=== Materials provided ===

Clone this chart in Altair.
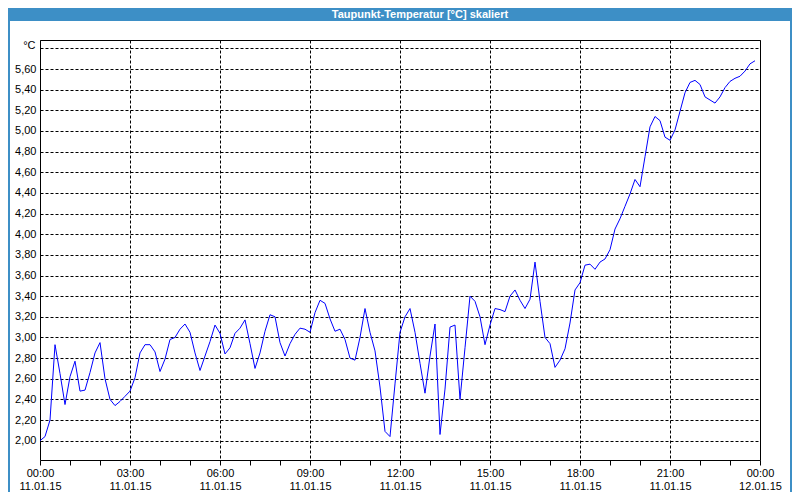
import altair as alt
import pandas as pd

# Dew point readings, one every 10 minutes from 11.01.15 00:00
values = [
    2.00, 2.04, 2.20, 2.93, 2.65, 2.35, 2.62, 2.77, 2.48, 2.49, 2.66, 2.85,
    2.95, 2.60, 2.40, 2.34, 2.38, 2.43, 2.48, 2.61, 2.85, 2.93, 2.93, 2.86,
    2.67, 2.79, 2.98, 3.00, 3.08, 3.13, 3.05, 2.85, 2.68, 2.82, 2.96, 3.12,
    3.04, 2.84, 2.90, 3.04, 3.09, 3.17, 2.94, 2.70, 2.85, 3.06, 3.22, 3.20,
    2.95, 2.82, 2.94, 3.03, 3.09, 3.08, 3.05, 3.24, 3.36, 3.33, 3.18, 3.06,
    3.08, 2.98, 2.80, 2.78, 3.00, 3.28, 3.05, 2.87, 2.52, 2.09, 2.04, 2.55,
    3.05, 3.20, 3.28, 3.05, 2.75, 2.46, 2.82, 3.13, 2.06, 2.50, 3.10, 3.12,
    2.40, 2.90, 3.40, 3.35, 3.20, 2.93, 3.12, 3.28, 3.27, 3.25, 3.40, 3.46,
    3.36, 3.28, 3.37, 3.73, 3.35, 3.00, 2.94, 2.71, 2.78, 2.89, 3.14, 3.46,
    3.53, 3.70, 3.71, 3.66, 3.73, 3.76, 3.85, 4.05, 4.15, 4.27, 4.39, 4.53,
    4.46, 4.75, 5.04, 5.14, 5.10, 4.94, 4.91, 5.01, 5.19, 5.37, 5.47, 5.49,
    5.45, 5.33, 5.30, 5.27, 5.33, 5.42, 5.48, 5.51, 5.53, 5.58, 5.65, 5.68,
]
minutes = [10 * i for i in range(len(values))]
hours = [m / 60 for m in minutes]

y_ticks = [2.0, 2.2, 2.4, 2.6, 2.8, 3.0, 3.2, 3.4, 3.6, 3.8,
           4.0, 4.2, 4.4, 4.6, 4.8, 5.0, 5.2, 5.4, 5.6, 5.8]
x_ticks = list(range(0, 25))
day1 = "11.01.15"
day2 = "12.01.15"
title_text = "Taupunkt-Temperatur [°C] skaliert"
unit = "°C"

BLUE = "#3d8fc6"
FONT = "Liberation Sans"

df = pd.DataFrame({"h": hours, "v": values})

x_label_expr = (
    "datum.value % 3 === 0 ? "
    "[pad(toString(datum.value % 24), 2, '0', 'left') + ':00', "
    f"datum.value < 24 ? '{day1}' : '{day2}'] : ''"
)
y_label_expr = "datum.value > 5.7 ? '' : replace(format(datum.value, '.2f'), '.', ',')"

line = alt.Chart(df).mark_line(color="#0000ff", strokeWidth=1).encode(
    x=alt.X(
        "h:Q",
        scale=alt.Scale(domain=[0, 24], nice=False, zero=False),
        axis=alt.Axis(
            values=x_ticks, title=None, grid=True, gridColor="black",
            gridDash=[3, 2], gridWidth=1,
            gridOpacity={"condition": {"test": "datum.value % 3 === 0", "value": 1}, "value": 0},
            domain=False, ticks=True, tickSize=5, tickColor="black",
            labelExpr=x_label_expr, labelOverlap=False, labelFlush=False,
            labelPadding=2, labelLineHeight=13, labelColor="black",
            labelFont=FONT, labelFontSize=11,
        ),
    ),
    y=alt.Y(
        "v:Q",
        scale=alt.Scale(domain=[1.813, 5.881], nice=False, zero=False),
        axis=alt.Axis(
            values=y_ticks, title=unit, titleAngle=0, titleAlign="right",
            titleBaseline="middle", titleX=-5, titleY=5,
            titleFontWeight="normal", titleFont=FONT, titleFontSize=11,
            titleColor="black",
            grid=True, gridColor="black", gridDash=[3, 2], gridWidth=1,
            domain=False, ticks=False, labelExpr=y_label_expr,
            labelPadding=4, labelColor="black", labelFont=FONT,
            labelFontSize=11, labelOverlap=False, labelFlush=False,
        ),
    ),
)

one = pd.DataFrame({"t": [title_text]})

title_bar = alt.Chart(one).mark_rect(color=BLUE).encode(
    x=alt.value(-32), x2=alt.value(752), y=alt.value(-32), y2=alt.value(-19)
)
border = alt.Chart(one).mark_rect(filled=False, stroke=BLUE, strokeWidth=2).encode(
    x=alt.value(-31), x2=alt.value(751), y=alt.value(-25), y2=alt.value(470)
)
title = alt.Chart(one).mark_text(
    color="white", font=FONT, fontSize=11, fontWeight="bold",
    align="center", baseline="middle",
).encode(text="t:N", x=alt.value(380), y=alt.value(-25.5))

chart = alt.layer(title_bar, border, title, line).properties(
    width=720, height=420,
    autosize=alt.AutoSizeParams(type="none"),
    padding={"left": 32, "top": 32, "right": 32, "bottom": 32},
    background="white",
).configure_view(stroke="black", strokeWidth=1, fill="white")

chart.save("out.html", embed_options={"renderer": "svg", "actions": False})
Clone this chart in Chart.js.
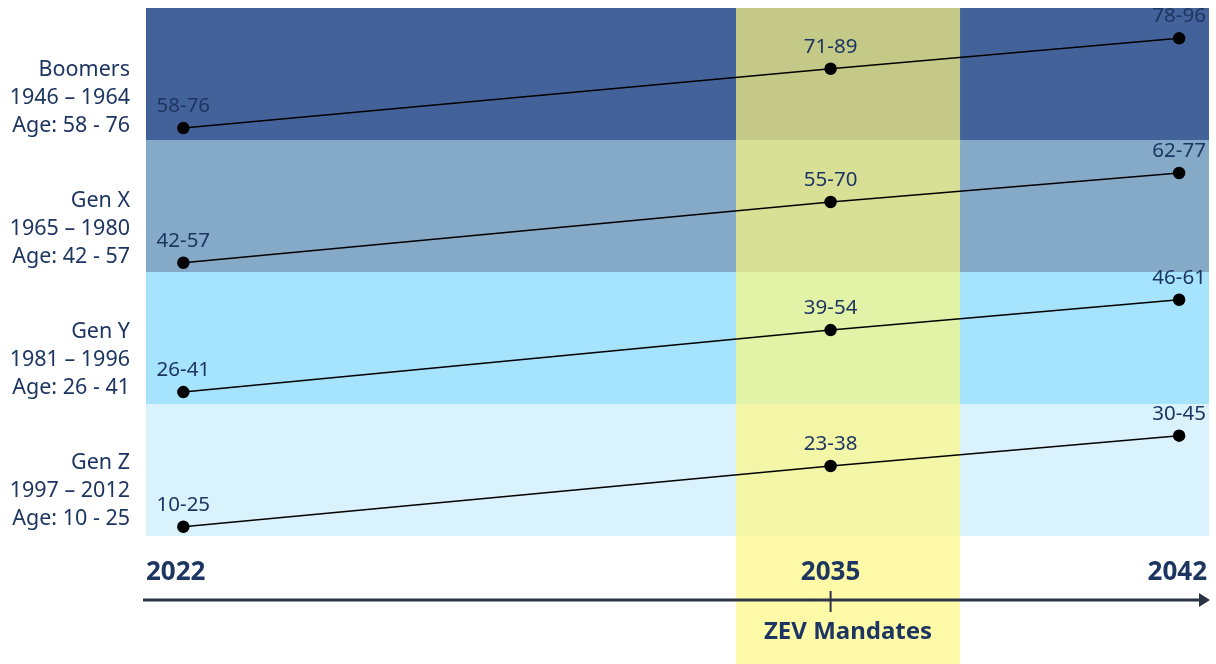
<!DOCTYPE html>
<html>
<head>
<meta charset="utf-8">
<script src="https://cdn.jsdelivr.net/npm/chart.js@4/dist/chart.umd.min.js"></script>
<style>
  html, body { margin: 0; padding: 0; background: #fff; }
  canvas { display: block; }
</style>
</head>
<body>
<canvas id="timeline" width="1216" height="664"></canvas>
<script>
// Milestone years on the timeline
const years = [2022, 2035, 2042];
const zevYear = 2035;
const zevWindow = [2033.1, 2037.6];

// Generations, top band first
const generations = ['Boomers', 'Gen X', 'Gen Y', 'Gen Z'];
const birthRanges = ['1946 – 1964', '1965 – 1980', '1981 – 1996', '1997 – 2012'];
const ageLines = ['Age: 58 - 76', 'Age: 42 - 57', 'Age: 26 - 41', 'Age: 10 - 25'];

// Position of each point inside the stacked bands (0 = bottom of Gen Z, 4 = top of Boomers)
const boomersPos = [3.09, 3.54, 3.77];
const genXPos = [2.07, 2.53, 2.75];
const genYPos = [1.09, 1.56, 1.79];
const genZPos = [0.07, 0.53, 0.76];

// Age range labels at each milestone
const boomersAges = ['58-76', '71-89', '78-96'];
const genXAges = ['42-57', '55-70', '62-77'];
const genYAges = ['26-41', '39-54', '46-61'];
const genZAges = ['10-25', '23-38', '30-45'];

const bandColors = ['#44629a', '#85aac8', '#a6e4fd', '#daf2fc'];
const navy = '#1d3561';
const font = '"Noto Sans", "Open Sans", sans-serif';

const series = [
    { name: generations[0], pos: boomersPos, ages: boomersAges },
    { name: generations[1], pos: genXPos, ages: genXAges },
    { name: generations[2], pos: genYPos, ages: genYAges },
    { name: generations[3], pos: genZPos, ages: genZAges }
];

const backdrop = {
    id: 'backdrop',
    beforeDatasetsDraw(chart) {
        const { ctx, chartArea, scales: { x, y } } = chart;
        ctx.save();

        // generation bands
        generations.forEach((g, i) => {
            const top = y.getPixelForValue(4 - i);
            const bottom = y.getPixelForValue(3 - i);
            ctx.fillStyle = bandColors[i];
            ctx.fillRect(chartArea.left, top, chartArea.right - chartArea.left, bottom - top);

            // left labels
            ctx.fillStyle = navy;
            ctx.font = '21.5px ' + font;
            ctx.textAlign = 'right';
            ctx.textBaseline = 'middle';
            const lx = chartArea.left - 16;
            const ly = top + 62 - i;
            ctx.fillText(g, lx, ly);
            ctx.fillText(birthRanges[i], lx, ly + 28);
            ctx.fillText(ageLines[i], lx, ly + 56);
        });

        // ZEV mandate window
        const zx0 = x.getPixelForValue(zevWindow[0]);
        const zx1 = x.getPixelForValue(zevWindow[1]);
        ctx.fillStyle = 'rgba(254, 248, 128, 0.69)';
        ctx.fillRect(zx0, chartArea.top, zx1 - zx0, chart.height - chartArea.top);

        // timeline axis
        const ay = chartArea.bottom + 64;
        ctx.strokeStyle = '#2b3446';
        ctx.lineWidth = 3;
        ctx.beginPath();
        ctx.moveTo(chartArea.left - 3, ay);
        ctx.lineTo(chartArea.right - 6, ay);
        ctx.stroke();
        ctx.fillStyle = '#2b3446';
        ctx.beginPath();
        ctx.moveTo(chartArea.right + 1, ay);
        ctx.lineTo(chartArea.right - 10, ay - 7);
        ctx.lineTo(chartArea.right - 10, ay + 7);
        ctx.closePath();
        ctx.fill();

        const tx = x.getPixelForValue(zevYear);
        ctx.lineWidth = 2;
        ctx.beginPath();
        ctx.moveTo(tx, ay - 9);
        ctx.lineTo(tx, ay + 12);
        ctx.stroke();

        ctx.fillStyle = navy;
        ctx.font = 'bold 26px ' + font;
        ctx.textBaseline = 'middle';
        ctx.textAlign = 'left';
        ctx.fillText(String(years[0]), chartArea.left, ay - 27);
        ctx.textAlign = 'center';
        ctx.fillText(String(years[1]), tx, ay - 27);
        ctx.textAlign = 'right';
        ctx.fillText(String(years[2]), chartArea.right - 2, ay - 27);

        ctx.textAlign = 'center';
        ctx.font = 'bold 24px ' + font;
        ctx.fillText('ZEV Mandates', (zx0 + zx1) / 2, ay + 32);

        ctx.restore();
    },
    afterDatasetsDraw(chart) {
        const { ctx } = chart;
        ctx.save();
        ctx.fillStyle = navy;
        ctx.font = '20.5px ' + font;
        ctx.textAlign = 'center';
        ctx.textBaseline = 'middle';
        chart.data.datasets.forEach((ds, i) => {
            chart.getDatasetMeta(i).data.forEach((pt, j) => {
                ctx.fillText(series[i].ages[j], pt.x, pt.y - 22);
            });
        });
        ctx.restore();
    }
};

new Chart(document.getElementById('timeline').getContext('2d'), {
    type: 'line',
    data: {
        datasets: series.map(s => ({
            label: s.name,
            data: years.map((yr, j) => ({ x: yr, y: s.pos[j] })),
            borderColor: '#000',
            borderWidth: 1.5,
            pointRadius: 5.5,
            pointBackgroundColor: '#000',
            pointBorderColor: '#000',
            tension: 0,
            clip: false
        }))
    },
    options: {
        responsive: false,
        animation: false,
        layout: { padding: { left: 146, right: 1, top: 8, bottom: 128 } },
        scales: {
            x: { type: 'linear', min: 2021.25, max: 2042.6, display: false },
            y: { type: 'linear', min: 0, max: 4, display: false }
        },
        plugins: {
            legend: { display: false },
            tooltip: { enabled: false }
        }
    },
    plugins: [backdrop]
});
</script>
</body>
</html>
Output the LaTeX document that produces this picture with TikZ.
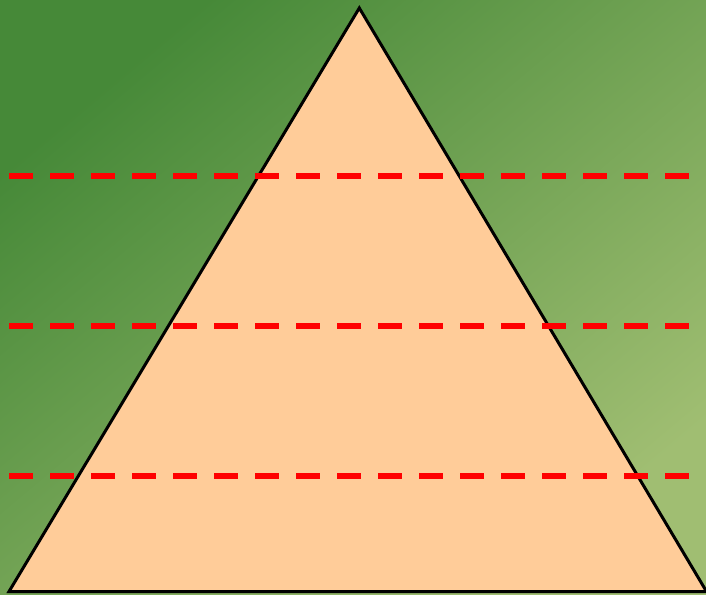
\documentclass[tikz,border=0pt]{standalone}
\usetikzlibrary{calc}
\definecolor{bgA}{RGB}{70,137,56}
\definecolor{bgB}{RGB}{160,190,114}
\definecolor{peach}{RGB}{255,204,153}
\tikzset{
  divider/.style={red, line width=6pt, dash pattern=on 23.5pt off 17.5pt},
  pyramid/.style={fill=peach, draw=black, line width=3pt, line join=miter}
}
\begin{document}
\begin{tikzpicture}[x=1pt,y=-1pt]
\useasboundingbox (0,0) rectangle (706,594);
\shade[top color=bgA, bottom color=bgB, shading angle=40] (0,0) rectangle (706,594);
\coordinate (apex) at (359.3,8);
\coordinate (bl) at (9,591.5);
\coordinate (br) at (706.5,591.5);
\draw[pyramid] (bl) -- (apex) -- (br) -- cycle;
\foreach \n/\y in {1/175.5,2/325.5,3/475.5}{
  \coordinate (l\n) at (9.3,\y);
  \coordinate (r\n) at (700,\y);
  \draw[divider] (l\n) -- (r\n);
}
\end{tikzpicture}
\end{document}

===

**Given problem**
In the records above, find each line with the word "this" and copy it.

**Complete output**
Clone this chart in Altair.
Clone this chart in Chart.js.
Output the LaTeX document that produces this picture with TikZ.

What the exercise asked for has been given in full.